Zult gij dit vinden een te zwaar tillen der dingen.– Ons leven is eene ontzettende werkelijkheid en wij zelf loopen tot in ’t oneindige, wat is – is – en onze opvatting, zwaarder of minder zwaar, doet niets af of toe aan het wezen der dingen.–
Zoo denk ik er over bijvoorbeeld s’nachts als ik wakker ben, of zoo denk ik er over in den storm op de heide s’avonds in de trieste schemering.4
Over dag in ’t dagelijks leven zie ik er soms even ongevoelig uit als een wild varken misschien en kan ik mij best begrijpen dat de menschen mij grof vinden.5 Toen ik jonger was dacht ik zelf ook veel meer als nu dat het hem zat in toevalligheden of kleine dingen of misverstanden die geen gronden hadden. Maar ouder wordende kom ik meer en meer daarvan terug en zie dieper gronden. Het leven is ook “een raar ding”6 broer.
 1r:4
Gij ziet wel hoe geschokt mijn brieven zijn, nu eens denk ik het kan, dan weer het kan niet. Een ding blijkt er mij uit, dat het niet grif gaat, zoo als ik zeide, dat er geen “empressement” is. Ik heb besloten eens naar Rappard te gaan en hem te zeggen dat ik zelf ook het goed zou vinden als ik t’huis kon zijn, maar dat tegenover al de voordeelen die het hebben zou staat een je ne sais quoi met Pa dat ik helaas begin voor ongeneesselijk te houden en dat mij lusteloos en magteloos maakt.
Gisteren avond wordt beslist dat ik een tijd hier zijn zal, den volgenden morgen, ondanks alles, heet het weer – laat ons er nog eens over verzinnen.– Ja wel, nachtjes er op slapen en bezinnen!!! als men er 2 JAAR over had kunnen denken, had moeten denken van zelf, als iets natuurlijks.–
Twee jaar voor mij elken dag een dag van zorg, voor hen – het gewone leven – als of er niets gebeurd was of niets gebeuren zou, op hun heeft de last niet gedrukt.– Gij zegt, zij uiten het niet maar voelen het.– dat geloof ik niet. Ik heb het wel eens zelf gedacht maar het is niet in den haak.
Wat men voelt, DAAR handelt men naar.– Onze handelingen, ons vlug willen of ons aarzelen, daar zijn wij aan te kennen – niet aan wat wij zeggen met de lippen7 – vriendelijk of onvriendelijk.
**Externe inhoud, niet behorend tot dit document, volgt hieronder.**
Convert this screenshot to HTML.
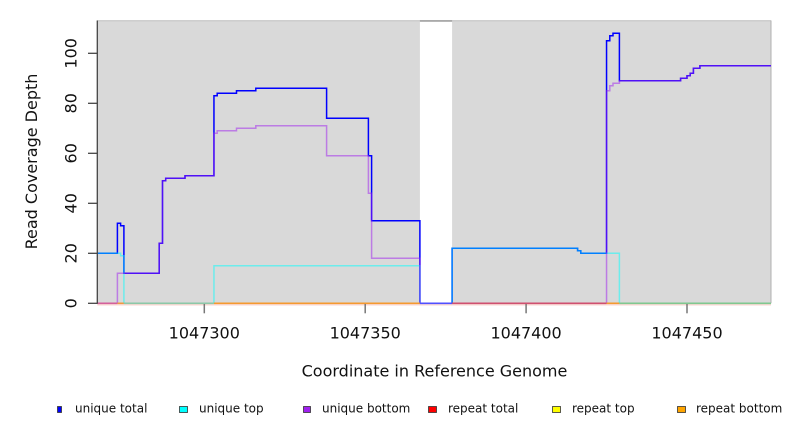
<!DOCTYPE html>
<html>
<head>
<meta charset="utf-8">
<style>
  html, body { margin: 0; padding: 0; background: #ffffff; }
  svg { display: block; }
  text { font-family: "DejaVu Sans", "Liberation Sans", sans-serif; fill: #111; }
</style>
</head>
<body>
<svg width="792" height="432" viewBox="0 0 792 432" xmlns="http://www.w3.org/2000/svg">
  <!-- plot background -->
  <rect x="97.3" y="20.5" width="322.6" height="282.8" fill="#d9d9d9"/>
  <rect x="452.1" y="20.5" width="318.9" height="282.8" fill="#d9d9d9"/>
  <!-- top edge -->
  <line x1="97.3" y1="20.8" x2="771" y2="20.8" stroke="#bdbdbd" stroke-width="1"/>
  <line x1="419.9" y1="21" x2="452.1" y2="21" stroke="#8c8c8c" stroke-width="1.2"/>
  <!-- right edge -->
  <line x1="771" y1="20.5" x2="771" y2="303.3" stroke="#b0b0b0" stroke-width="1"/>

  <!-- unique total (blue) -->
  <path d="M97.3,253.3 H117.4 V223.3 H120.6 V225.8 H123.9 V273.3 H159.2 V243.3 H162.5 V180.8 H165.7 V178.3 H185.0 V175.8 H213.95 V95.8 H217.2 V93.3 H236.5 V90.8 H255.8 V88.3 H326.6 V118.3 H368.4 V155.8 H371.6 V220.8 H419.9 V303.3 H452.1 V248.3 H577.6 V250.8 H580.8 V253.3 H606.55 V40.8 H609.8 V35.8 H613.0 V33.3 H619.4 V80.8 H680.6 V78.3 H687.0 V75.8 H690.2 V73.3 H693.4 V68.3 H699.9 V65.8 H771"
        fill="none" stroke="#0000ff" stroke-width="1.5"/>
  <!-- unique top (cyan, translucent) -->
  <path d="M97.3,253.3 H120.6 V255.8 H123.9 V303.3 H213.95 V265.8 H419.9 V303.3 H452.1 V248.3 H577.6 V250.8 H580.8 V253.3 H619.4 V303.3 H771"
        fill="none" stroke="#00ffff" stroke-opacity="0.5" stroke-width="1.5"/>
  <!-- unique bottom (purple, translucent) -->
  <path d="M97.3,303.3 H117.4 V273.3 H159.2 V243.3 H162.5 V180.8 H165.7 V178.3 H185.0 V175.8 H213.95 V133.3 H217.2 V130.8 H236.5 V128.3 H255.8 V125.8 H326.6 V155.8 H368.4 V193.3 H371.6 V258.3 H419.9 V303.3 H606.55 V90.8 H609.8 V85.8 H613.0 V83.3 H619.4 V80.8 H680.6 V78.3 H687.0 V75.8 H690.2 V73.3 H693.4 V68.3 H699.9 V65.8 H771"
        fill="none" stroke="#a020f0" stroke-opacity="0.5" stroke-width="1.5"/>

  <!-- baseline segments (overlapping zero-level series) -->
  <line x1="97.3" y1="304.9" x2="771" y2="304.9" stroke="#f8c8c0" stroke-width="1"/>
  <g stroke-width="1.6">
    <line x1="97.3" y1="303.3" x2="117.4" y2="303.3" stroke="#d4609c"/>
    <line x1="117.4" y1="303.3" x2="123.9" y2="303.3" stroke="#f09a40"/>
    <line x1="123.9" y1="303.3" x2="213.95" y2="303.3" stroke="#8cc8a8"/>
    <line x1="213.95" y1="303.3" x2="419.9" y2="303.3" stroke="#f59a30"/>
    <line x1="419.9" y1="303.3" x2="452.1" y2="303.3" stroke="#5050ff"/>
    <line x1="452.1" y1="303.3" x2="606.55" y2="303.3" stroke="#d05070"/>
    <line x1="606.55" y1="303.3" x2="619.4" y2="303.3" stroke="#f59a30"/>
    <line x1="619.4" y1="303.3" x2="771" y2="303.3" stroke="#80c890"/>
  </g>

  <!-- left axis -->
  <line x1="97.3" y1="20.5" x2="97.3" y2="303.8" stroke="#444" stroke-width="1.3"/>
  <g stroke="#444" stroke-width="1.3">
    <line x1="88" y1="303.3" x2="97.3" y2="303.3"/>
    <line x1="88" y1="253.3" x2="97.3" y2="253.3"/>
    <line x1="88" y1="203.3" x2="97.3" y2="203.3"/>
    <line x1="88" y1="153.3" x2="97.3" y2="153.3"/>
    <line x1="88" y1="103.3" x2="97.3" y2="103.3"/>
    <line x1="88" y1="53.3" x2="97.3" y2="53.3"/>
  </g>
  <g font-size="16" text-anchor="middle">
    <text transform="translate(76.5,303.3) rotate(-90)">0</text>
    <text transform="translate(76.5,253.3) rotate(-90)">20</text>
    <text transform="translate(76.5,203.3) rotate(-90)">40</text>
    <text transform="translate(76.5,153.3) rotate(-90)">60</text>
    <text transform="translate(76.5,103.3) rotate(-90)">80</text>
    <text transform="translate(76.5,53.3) rotate(-90)">100</text>
  </g>
  <text font-size="16" text-anchor="middle" transform="translate(37,161.5) rotate(-90)">Read Coverage Depth</text>

  <!-- x axis ticks -->
  <g stroke="#777" stroke-width="1.5">
    <line x1="204.3" y1="304" x2="204.3" y2="313.3"/>
    <line x1="365.2" y1="304" x2="365.2" y2="313.3"/>
    <line x1="526.1" y1="304" x2="526.1" y2="313.3"/>
    <line x1="687.0" y1="304" x2="687.0" y2="313.3"/>
  </g>
  <g font-size="16" text-anchor="middle">
    <text x="204.3" y="338.3">1047300</text>
    <text x="365.2" y="338.3">1047350</text>
    <text x="526.1" y="338.3">1047400</text>
    <text x="687.0" y="338.3">1047450</text>
  </g>
  <text x="434.5" y="376.7" font-size="16" text-anchor="middle">Coordinate in Reference Genome</text>

  <!-- legend -->
  <g stroke="#333" stroke-width="0.8">
    <rect x="57.5" y="406.5" width="4" height="6" fill="#0000ff"/>
    <rect x="179.5" y="406.5" width="8" height="6" fill="#00ffff"/>
    <rect x="303.5" y="406.5" width="7" height="6" fill="#a020f0"/>
    <rect x="428.5" y="406.5" width="8" height="6" fill="#ff0000"/>
    <rect x="552.5" y="406.5" width="8" height="6" fill="#ffff00"/>
    <rect x="677.5" y="406.5" width="8" height="6" fill="#ffa500"/>
  </g>
  <g font-size="12">
    <text x="75" y="412.5">unique total</text>
    <text x="199" y="412.5">unique top</text>
    <text x="322" y="412.5">unique bottom</text>
    <text x="448" y="412.5">repeat total</text>
    <text x="572" y="412.5">repeat top</text>
    <text x="696" y="412.5">repeat bottom</text>
  </g>
</svg>
</body>
</html>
Goede intenties, meeningen, eigentlijk is dat minder dan niets.
Gij moogt van mij denken wat gij goedvindt Theo maar ik zeg U dat het geen verbeelding van mij is, ik zeg U, Pa wil niet.
Ik zie nu wat ik zag toen, ik sprak toen vierkant TEGEN Pa, ik spreek nu in elk geval, hoe het ook loope, wederom TEGEN PA, als willende NIET, als makende het ONMOGELIJK. Het is verdomd beroerd broer, de Rappards handelden intelligent, maar hier!!!!!! En al wat gij er aan deed en doet, het wordt 3/4 vruchteloos door hen. Het is lama broer. Met een handdruk.

t. à t.
Vincent.

Om een vriendelijke of onvriendelijke ontvangst geef ik minder, het smart mij zij geen spijt hebben van ’t geen zij toen deden. Zij denken dat ZIJ toen NIETS GEDAAN HEBBEN en dat is mij te bar.